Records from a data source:
** start **

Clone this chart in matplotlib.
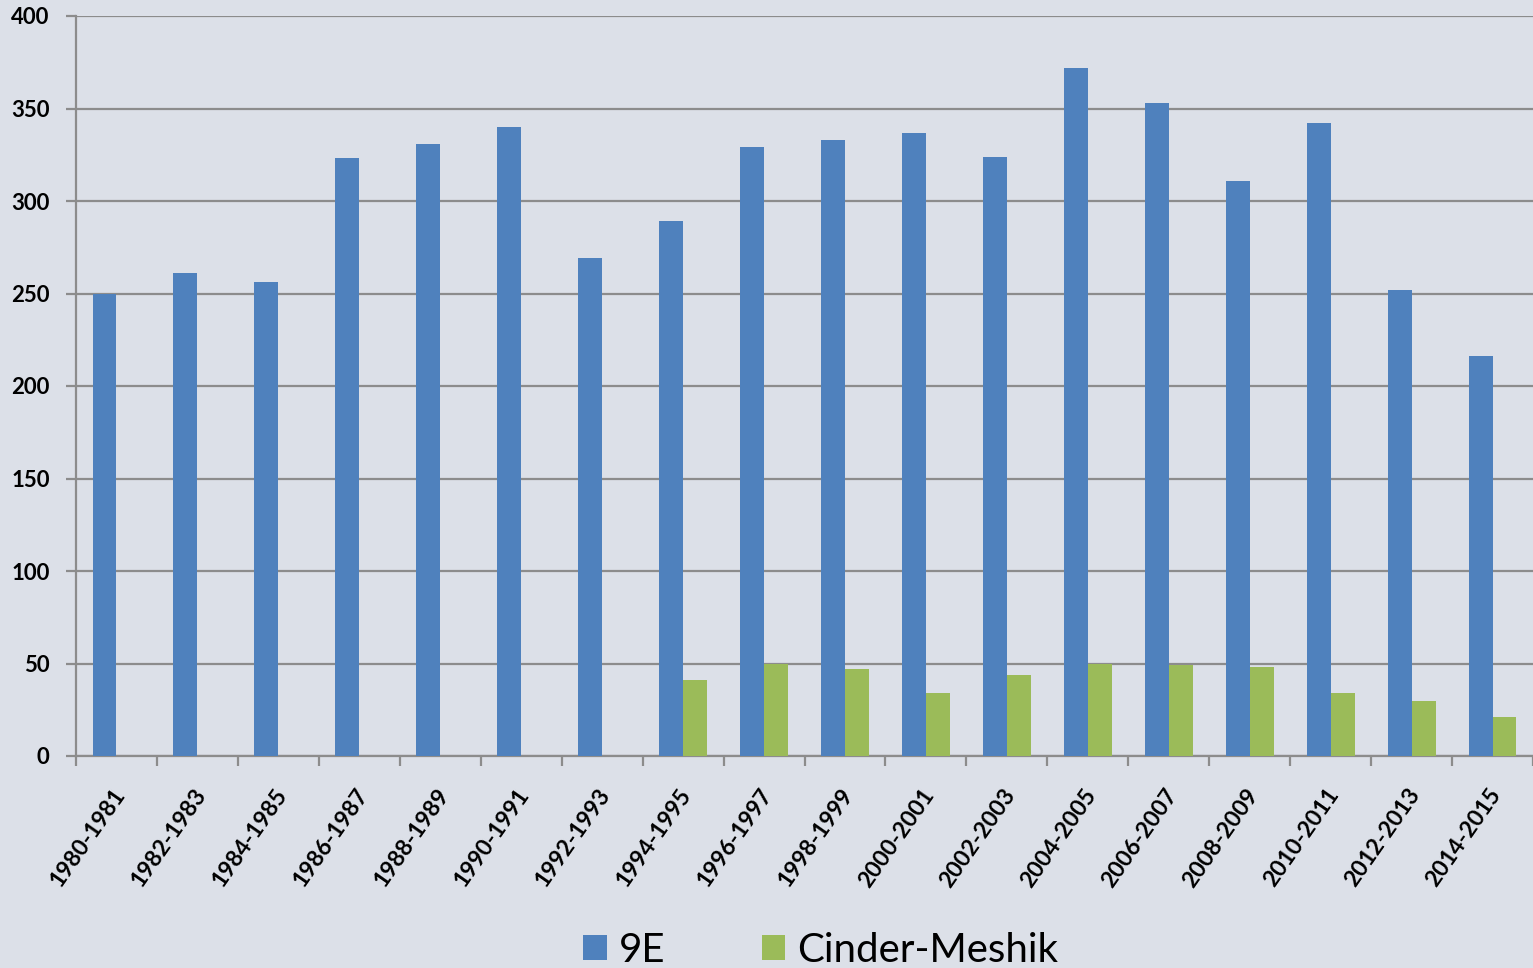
import matplotlib
matplotlib.use("Agg")
import matplotlib.pyplot as plt
import matplotlib.transforms as mtrans
import numpy as np

categories = ["1980-1981", "1982-1983", "1984-1985", "1986-1987", "1988-1989",
              "1990-1991", "1992-1993", "1994-1995", "1996-1997", "1998-1999",
              "2000-2001", "2002-2003", "2004-2005", "2006-2007", "2008-2009",
              "2010-2011", "2012-2013", "2014-2015"]
series_9e = [250, 261, 256, 323, 331, 340, 269, 289, 329, 333, 337, 324, 372, 353, 311, 342, 252, 216]
series_cm = [0, 0, 0, 0, 0, 0, 0, 41, 50, 47, 34, 44, 50, 49, 48, 34, 30, 21]
yticks = [0, 50, 100, 150, 200, 250, 300, 350, 400]

BG = "#dce0e8"
BLUE = "#4f81bd"
GREEN = "#9bbb59"
GRID = "#8c8c8c"
FONT = "Lato"

fig = plt.figure(figsize=(15.33, 9.68), dpi=100, facecolor=BG)
ax = fig.add_axes([76 / 1533, 1 - 756 / 968, 1 - 76 / 1533, (756 - 16) / 968])
ax.set_facecolor(BG)

x = np.arange(len(categories))
w = 0.296
ax.bar(x - w / 2, series_9e, w, color=BLUE, label="9E", zorder=3)
ax.bar(x + w / 2, series_cm, w, color=GREEN, label="Cinder-Meshik", zorder=3)

ax.set_xlim(-0.5, len(categories) - 0.5)
ax.set_ylim(0, 400)
ax.set_yticks(yticks)
ax.yaxis.grid(True, color=GRID, linewidth=1.6, zorder=1)
ax.set_axisbelow(True)

for s in ["top", "right"]:
    ax.spines[s].set_visible(False)
for s in ["left", "bottom"]:
    ax.spines[s].set_color(GRID)
    ax.spines[s].set_linewidth(1.6)

ax.tick_params(axis="y", length=7, width=1.6, color=GRID, pad=12)
ax.set_xticks(x)
ax.set_xticks(np.arange(len(categories) + 1) - 0.5, minor=True)
ax.tick_params(axis="x", which="major", length=0, pad=25)
ax.tick_params(axis="x", which="minor", length=7, width=1.6, color=GRID)

ax.set_xticklabels(categories, rotation=55, ha="right", va="center",
                   rotation_mode="anchor", fontsize=16.5, fontweight="bold", family=FONT)
for lbl in ax.get_yticklabels():
    lbl.set_fontsize(16)
    lbl.set_fontweight("bold")
    lbl.set_family(FONT)

offset = mtrans.ScaledTranslation(4 / 100, 0, fig.dpi_scale_trans)
for lbl in ax.get_xticklabels():
    lbl.set_transform(lbl.get_transform() + offset)

fig.legend(loc="center", bbox_to_anchor=(821 / 1533, 1 - 950 / 968), ncol=2,
           frameon=False, prop={"family": FONT, "size": 29},
           handlelength=0.58, handleheight=0.58, handletextpad=0.3, columnspacing=2.4)

fig.savefig("out.png", dpi=100, facecolor=BG)
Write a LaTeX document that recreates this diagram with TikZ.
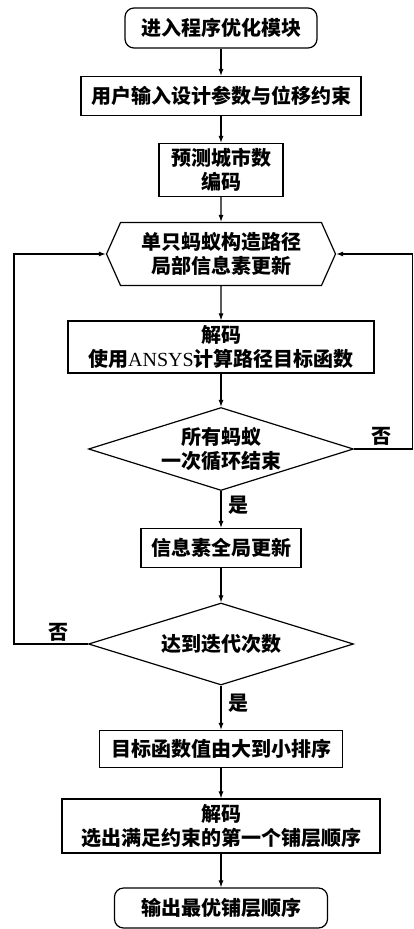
\documentclass[tikz,border=0pt]{standalone}
\usepackage{fontspec}
\setmainfont{Liberation Serif}
\newfontfamily\cjk{Noto Sans CJK SC}
\usetikzlibrary{shapes.geometric,shapes.symbols,arrows.meta}

\tikzset{
  box/.style={draw,line width=1.2pt,inner sep=0pt,align=center,
      font=\cjk\bfseries\fontsize{20}{24}\selectfont},
  term/.style={box,rounded corners=9pt},
  test/.style={box,diamond,shape aspect=3.2},
  hexa/.style={box,signal,signal to=east and west,signal pointer angle=132},
  flow/.style={line width=1.1pt,-{Latex[length=7pt,width=5pt]}},
  tag/.style={font=\cjk\bfseries\fontsize{20}{24}\selectfont}
}

\begin{document}
\begin{tikzpicture}[x=1pt,y=-1pt]
  \useasboundingbox (0,0) rectangle (414,929);

  \node[term,minimum width=192pt,minimum height=40pt] (start) at (221,28) {进入程序优化模块};
  \node[box,minimum width=280pt,minimum height=39pt] (input) at (221,96) {用户输入设计参数与位移约束};
  \node[box,minimum width=124pt,minimum height=53pt] (code) at (221,170) {预测城市数\\编码};
  \node[hexa,minimum width=229pt,minimum height=63pt] (ant) at (221,254) {单只蚂蚁构造路径\\局部信息素更新};
  \node[box,minimum width=306pt,minimum height=52pt] (calc) at (221,347) {解码\\使用{\rmfamily\mdseries ANSYS}计算路径目标函数};
  \node[test,minimum width=265pt,minimum height=83pt] (loop) at (221,449) {所有蚂蚁\\一次循环结束};
  \node[box,minimum width=160pt,minimum height=39pt] (glob) at (221,548) {信息素全局更新};
  \node[test,minimum width=265pt,minimum height=82pt] (iter) at (221,644) {达到迭代次数};
  \node[box,minimum width=243pt,minimum height=37pt] (sort) at (221,749) {目标函数值由大到小排序};
  \node[box,minimum width=318pt,minimum height=54pt] (pick) at (221,826) {解码\\选出满足约束的第一个铺层顺序};
  \node[term,minimum width=213pt,minimum height=40pt] (out) at (221,908) {输出最优铺层顺序};

  \foreach \a/\b in {start/input,input/code,code/ant,ant/calc,calc/loop,
                     loop/glob,glob/iter,iter/sort,sort/pick,pick/out}
  { \draw[flow] (\a) -- (\b); }

  % loops back to the ant step
  \coordinate (lt) at (14,644);
  \coordinate (lb) at (14,254);
  \coordinate (rt) at (412.5,449);
  \coordinate (rb) at (412.5,254);
  \draw[flow] (iter.west) -- (lt) -- (lb) -- (ant.west);
  \draw[flow] (loop.east) -- (rt) -- (rb) -- (ant.east);

  \node[tag] (no1) at (381,436) {否};
  \node[tag] (no2) at (58,632) {否};
  \node[tag] (yes1) at (238,505) {是};
  \node[tag] (yes2) at (238,703) {是};
\end{tikzpicture}
\end{document}
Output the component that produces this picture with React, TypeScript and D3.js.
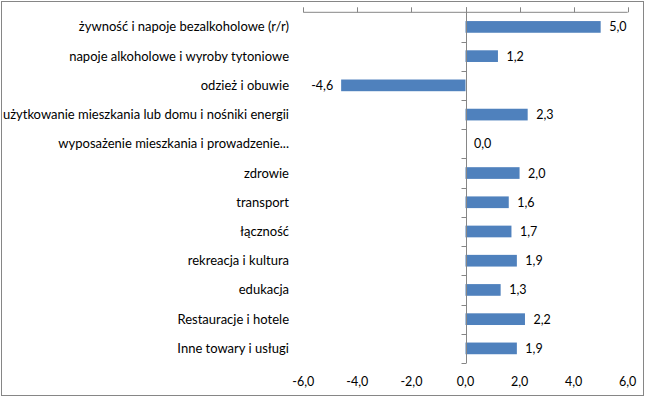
import React from "react";
import * as d3 from "d3";

const categories = [
  "żywność i napoje bezalkoholowe (r/r)",
  "napoje alkoholowe  i wyroby tytoniowe",
  "odzież i obuwie",
  "użytkowanie mieszkania lub domu i nośniki energii",
  "wyposażenie mieszkania i prowadzenie...",
  "zdrowie",
  "transport",
  "łączność",
  "rekreacja i kultura",
  "edukacja",
  "Restauracje i hotele",
  "Inne towary i usługi",
];
const values = [5.0, 1.2, -4.6, 2.3, 0.0, 2.0, 1.6, 1.7, 1.9, 1.3, 2.2, 1.9];
const tickValues = [-6, -4, -2, 0, 2, 4, 6];

const W = 645;
const H = 399;
const font = "Lato, 'Open Sans', sans-serif";
const grey = "#868686";

export default function App() {
  const x = d3.scaleLinear().domain([-6, 6]).range([303.3, 627.7]);
  const y = d3.scaleBand<string>().domain(categories).range([12.3, 363]).paddingInner(0.6).paddingOuter(0.3);
  const band = d3.scaleBand<string>().domain(categories).range([12.3, 363]);
  const fmt = (v: number) => v.toFixed(1).replace(".", ",");
  const x0 = x(0);
  const axisY = 12.3;
  const bottom = 363;

  return (
    <svg width={W} height={H} style={{ position: "absolute", left: 0, top: 0 }}>
      <rect x={0} y={0} width={W} height={H} fill="#fff" />
      <rect x={1.5} y={1.5} width={642} height={394} fill="none" stroke={grey} strokeWidth={1} />
      {/* top horizontal axis */}
      <line x1={x(-6)} x2={x(6)} y1={axisY} y2={axisY} stroke={grey} strokeWidth={1} />
      {tickValues.map((t) => (
        <line key={"t" + t} x1={Math.round(x(t)) + 0.5} x2={Math.round(x(t)) + 0.5} y1={axisY - 5} y2={axisY} stroke={grey} />
      ))}
      {/* bottom tick labels */}
      {tickValues.map((t) => (
        <text key={"l" + t} x={x(t)} y={386} textAnchor="middle" fontFamily={font} fontSize={12.5} fill="#000">
          {fmt(t)}
        </text>
      ))}
      {/* bars */}
      {categories.map((c, i) => {
        const v = values[i];
        const x1 = Math.min(x(v), x0);
        const w = Math.abs(x(v) - x0);
        return (
          <rect key={"b" + i} x={x1} y={y(c)!} width={w} height={y.bandwidth()} fill="#4F81BD" />
        );
      })}
      {/* vertical axis */}
      <line x1={Math.round(x0) + 0.5} x2={Math.round(x0) + 0.5} y1={axisY - 5} y2={bottom} stroke={grey} />
      {categories.map((c, i) => (
        <line
          key={"ct" + i}
          x1={Math.round(x0) - 4.5}
          x2={Math.round(x0) + 0.5}
          y1={Math.round(band(c)! + band.bandwidth()) + 0.5}
          y2={Math.round(band(c)! + band.bandwidth()) + 0.5}
          stroke={grey}
        />
      ))}
      {/* category labels */}
      {categories.map((c) => (
        <text key={"c" + c} x={289} y={band(c)! + band.bandwidth() / 2 + 4.5} textAnchor="end" fontFamily={font} fontSize={13} fill="#000">
          {c}
        </text>
      ))}
      {/* value labels */}
      {categories.map((c, i) => {
        const v = values[i];
        const neg = v < 0;
        return (
          <text
            key={"v" + i}
            x={neg ? x(v) - 8 : x(v) + 8.5}
            y={y(c)! + y.bandwidth() / 2 + 4.5}
            textAnchor={neg ? "end" : "start"}
            fontFamily={font}
            fontSize={12.5}
            fill="#000"
          >
            {fmt(v)}
          </text>
        );
      })}
    </svg>
  );
}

** end **

### TASK TO COMPLETE:
From the first line above through the line containing "import numpy as np", copy everything exactly, without the pictures.

### THE COMPLETED TASK:
Clone this chart in matplotlib.
import matplotlib
matplotlib.use("Agg")
import matplotlib.pyplot as plt
import matplotlib.transforms as mtrans
import numpy as np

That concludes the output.